Guerra Israele-Hamas: quale scenario dopo la tregua? RaiNews24

di Claudio Bertolotti


Dall’intervento del direttore Claudio Bertolotti a In un’ora, RaiNews 24, puntata del 27 novembre 2023.

La tregua e le sue dinamiche

Guardando alla striscia di Gaza e al territorio israeliano, al momento non sembrano esserci stati episodi significativi in grado di influire sulla tenuta della tregua tra le parti, comprese eventuali iniziative da parte del libanese Hezbollah. Ad oggi sembra che entrambe le parti siano interessate ad estendere il cessate il fuoco per altri 4 giorni. Per Israele è un’opzione vantaggiosa dal punto di vista politico e di ricerca di consenso, anche perché ciò offrirebbe maggiori garanzie per eventuali altri prigionieri rapiti che potrebbero essere rilasciati dai terroristi di Hamas. Per contro, lo svantaggio per Israele sarebbe tattico e operativo, perché lascia le truppe schierate sul terreno in una posizione di relativa vulnerabilità e darebbe ad Hamas il tempo per riorganizzare la propria capacità di comando e controllo e logistica, fortemente compromessa dall’uccisione di ben cinque comandanti di medio-alto livello negli ultimi giorni[1].

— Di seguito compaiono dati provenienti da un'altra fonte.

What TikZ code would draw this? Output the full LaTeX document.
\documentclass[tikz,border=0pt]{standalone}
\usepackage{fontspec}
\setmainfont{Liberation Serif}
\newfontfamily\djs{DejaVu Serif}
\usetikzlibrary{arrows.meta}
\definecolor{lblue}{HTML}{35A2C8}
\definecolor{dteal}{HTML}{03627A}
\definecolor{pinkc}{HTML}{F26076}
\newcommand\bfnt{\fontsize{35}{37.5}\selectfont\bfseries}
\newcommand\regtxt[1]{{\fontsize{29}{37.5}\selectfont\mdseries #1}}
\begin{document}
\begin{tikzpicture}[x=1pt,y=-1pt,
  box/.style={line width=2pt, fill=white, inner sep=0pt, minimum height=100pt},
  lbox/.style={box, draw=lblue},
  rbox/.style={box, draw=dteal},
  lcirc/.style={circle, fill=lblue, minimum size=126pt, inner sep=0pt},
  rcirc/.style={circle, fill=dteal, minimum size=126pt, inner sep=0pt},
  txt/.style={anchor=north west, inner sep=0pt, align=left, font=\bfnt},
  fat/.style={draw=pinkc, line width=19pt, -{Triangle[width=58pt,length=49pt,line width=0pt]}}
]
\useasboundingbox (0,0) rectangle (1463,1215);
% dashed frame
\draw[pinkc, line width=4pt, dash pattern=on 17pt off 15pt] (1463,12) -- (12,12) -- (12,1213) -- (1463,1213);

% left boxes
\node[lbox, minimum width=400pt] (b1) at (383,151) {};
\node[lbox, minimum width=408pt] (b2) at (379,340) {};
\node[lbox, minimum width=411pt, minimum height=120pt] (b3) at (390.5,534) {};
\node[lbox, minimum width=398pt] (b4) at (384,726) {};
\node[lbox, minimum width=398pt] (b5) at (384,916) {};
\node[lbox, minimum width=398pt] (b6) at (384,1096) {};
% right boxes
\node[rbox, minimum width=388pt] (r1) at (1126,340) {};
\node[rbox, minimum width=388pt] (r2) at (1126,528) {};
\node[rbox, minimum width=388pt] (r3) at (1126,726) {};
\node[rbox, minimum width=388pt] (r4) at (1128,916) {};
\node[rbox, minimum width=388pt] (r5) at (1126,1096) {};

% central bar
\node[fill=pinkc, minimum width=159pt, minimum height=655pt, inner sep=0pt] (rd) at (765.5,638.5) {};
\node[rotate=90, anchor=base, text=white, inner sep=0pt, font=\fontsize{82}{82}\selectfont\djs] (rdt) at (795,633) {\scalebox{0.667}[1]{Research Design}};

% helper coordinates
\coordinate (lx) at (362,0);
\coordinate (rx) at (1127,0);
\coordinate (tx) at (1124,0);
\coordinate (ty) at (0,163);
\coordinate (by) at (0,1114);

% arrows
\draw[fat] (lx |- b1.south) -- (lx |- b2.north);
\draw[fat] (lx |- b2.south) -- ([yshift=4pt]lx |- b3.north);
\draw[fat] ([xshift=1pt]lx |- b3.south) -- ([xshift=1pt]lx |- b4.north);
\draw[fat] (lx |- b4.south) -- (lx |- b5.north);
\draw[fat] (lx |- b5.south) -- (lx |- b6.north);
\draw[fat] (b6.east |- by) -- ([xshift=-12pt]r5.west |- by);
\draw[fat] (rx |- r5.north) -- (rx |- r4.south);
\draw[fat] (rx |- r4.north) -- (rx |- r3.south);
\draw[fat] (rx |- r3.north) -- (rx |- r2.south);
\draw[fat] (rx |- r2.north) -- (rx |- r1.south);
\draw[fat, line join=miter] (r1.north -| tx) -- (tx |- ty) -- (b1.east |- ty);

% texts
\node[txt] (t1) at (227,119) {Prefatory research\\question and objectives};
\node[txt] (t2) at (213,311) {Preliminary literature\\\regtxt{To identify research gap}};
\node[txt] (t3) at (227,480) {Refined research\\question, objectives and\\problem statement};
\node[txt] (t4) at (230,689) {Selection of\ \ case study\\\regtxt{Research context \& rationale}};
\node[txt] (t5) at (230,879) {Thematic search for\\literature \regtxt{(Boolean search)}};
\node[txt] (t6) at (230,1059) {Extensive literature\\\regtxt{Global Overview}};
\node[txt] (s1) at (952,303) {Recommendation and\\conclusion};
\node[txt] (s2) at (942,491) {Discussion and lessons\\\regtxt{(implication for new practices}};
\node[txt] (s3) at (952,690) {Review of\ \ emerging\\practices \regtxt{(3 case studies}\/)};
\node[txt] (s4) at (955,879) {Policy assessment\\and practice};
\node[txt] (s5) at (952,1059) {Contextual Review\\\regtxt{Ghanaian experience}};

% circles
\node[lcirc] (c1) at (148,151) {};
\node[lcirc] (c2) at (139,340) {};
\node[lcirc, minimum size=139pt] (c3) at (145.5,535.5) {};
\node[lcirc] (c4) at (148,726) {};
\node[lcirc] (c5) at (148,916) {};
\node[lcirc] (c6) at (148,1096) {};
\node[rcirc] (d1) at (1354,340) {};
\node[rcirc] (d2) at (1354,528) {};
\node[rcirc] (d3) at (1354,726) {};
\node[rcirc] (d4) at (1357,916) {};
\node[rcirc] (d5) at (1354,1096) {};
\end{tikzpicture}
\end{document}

Per Hamas, si rileva un apparente risultato politico nell’aver ottenuto una tregua con Israele, ma non dobbiamo dimenticare che questa non è una concessione da parte di Hamas, bensì il risultato di un’operazione controffensiva israeliana che ha messo sotto pressione la leardership palestinese, sia quella politica che quella militare. Va però rilevato che lo stesso Hamas ha tratto grande vantaggio sul piano militare poiché, oltre alla riorganizzazione in atto, una consistente parte degli aiuti umanitari, in particolare il carburante, verrebbe dirottata prioritariamente a sostegno dei combattenti e non della popolazione civile.

Quale lo scenario futuro?

Sul prolungamento del cessate il fuoco sembra che ci sia una posizione condivisa nel proseguirlo poichè, di solito, o sono estesi da un accordo fatto mentre sono in vigore o sono infranti prima della scadenza. E al momento non sembrano esserci violazioni significative in corso.

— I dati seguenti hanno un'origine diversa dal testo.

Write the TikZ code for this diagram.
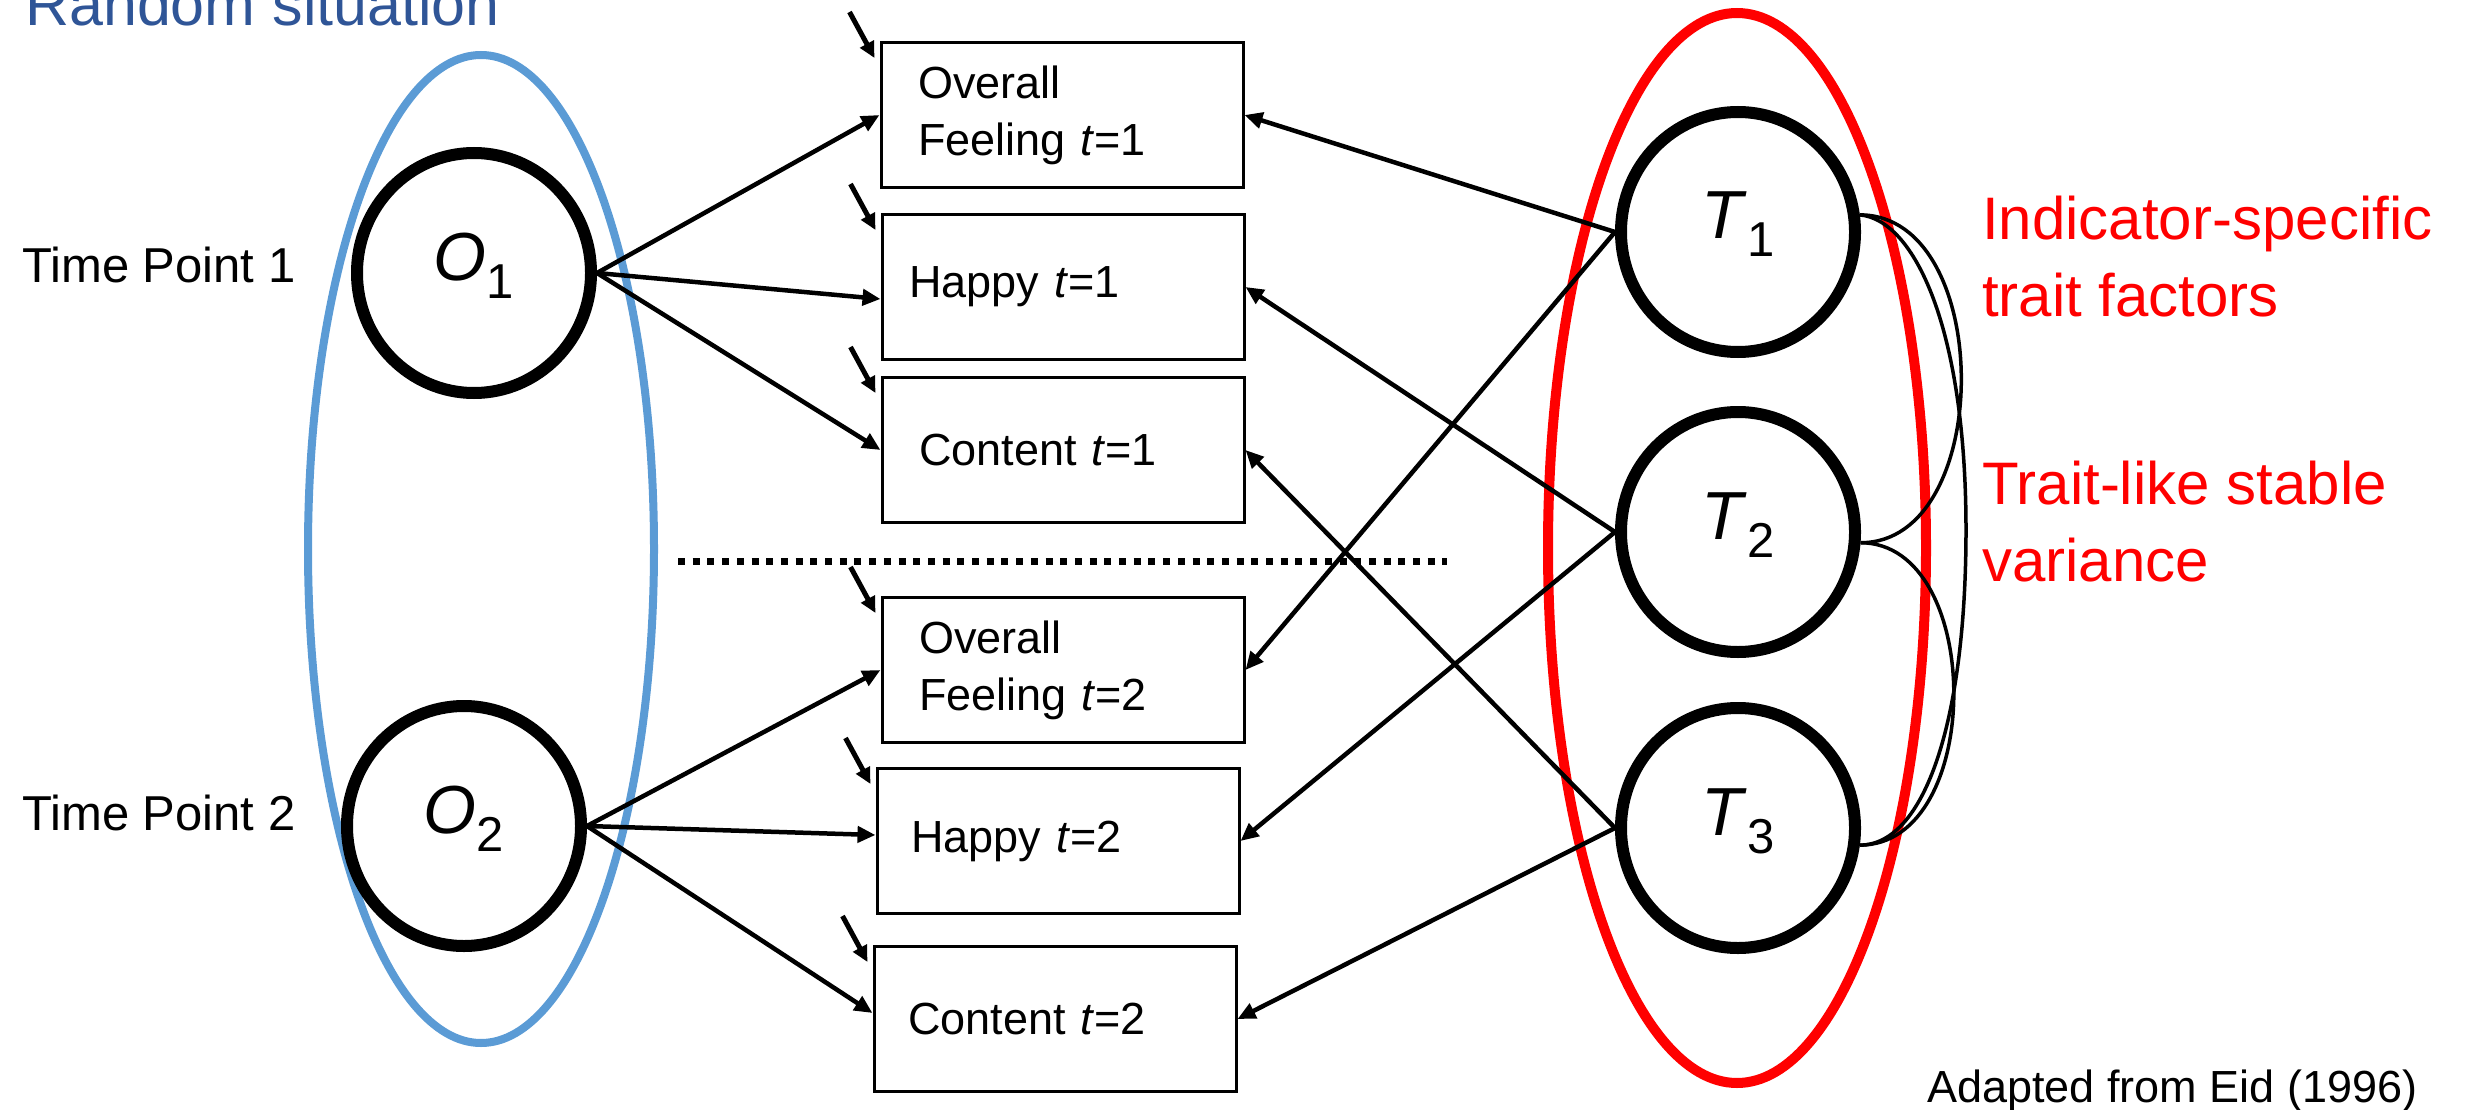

Difficile anche fare previsioni circa l’andamento della guerra, per quanto appaia imprescindibile il risultato di una vittoria israeliana e questo non per una ragione limitata all’andamento della guerra, bensì per l’esistenza stessa dello Stato di Israele che, se non fosse in grado di imporre con la forza la propria superiorità su Hamas, creerebbe un pericoloso precedente a cui seguirebbero altre azioni offensive a danno dei cittadini israeliani all’interno di Israele e non solo da parte palestinese. È dunque una questione di sopravvivenza per Israele, che non farà sconto alcuno, nonostante il prolungamento del cessate il fuoco.

Per contro, Hamas guarda al futuro immediato con la speranza di un allargamento del conflitto che sembra però uno scenario che si allontana sempre di più, con un Iran sempre più convinto a non spingere verso un’escalation che sarebbe devastante per Teheran. Iran, che non vuole essere coinvolto direttamente in una guerra regionale ma che persiste nel sostenere ed alimentare azioni di disturbo da parte dei suoi attori di prossimità, dal libanese Hezbollah alle milizie nello Yemen e in Iraq.

E allora ad Hamas, esclusa l’ipotesi di un’escalation orizzontale che coinvolga tutti gli attori regionali, resta l’opzione dell’allargamento interno, con il coinvolgimento delle milizie palestinesi della Cisgiordania che otterrebbero il risultato di impegnare le truppe israeliane su un secondo eventuale fronte.


[1] I comandanti uccisi sarebbero: il comandante della Brigata della Striscia di Gaza settentrionale Ahmed Ghandour, a capo delle attività di Hamas nel nord della Striscia di Gaza. Gli attacchi aerei israeliani avrebbero anche ucciso Farsan Khalifa, il capo del Comitato Tulkarm di Hamas responsabile di aver reclutato e formato le cellule di combattenti nel campo profughi di Nur al Shams, vicino a Tulkarm, in Cisgiordania.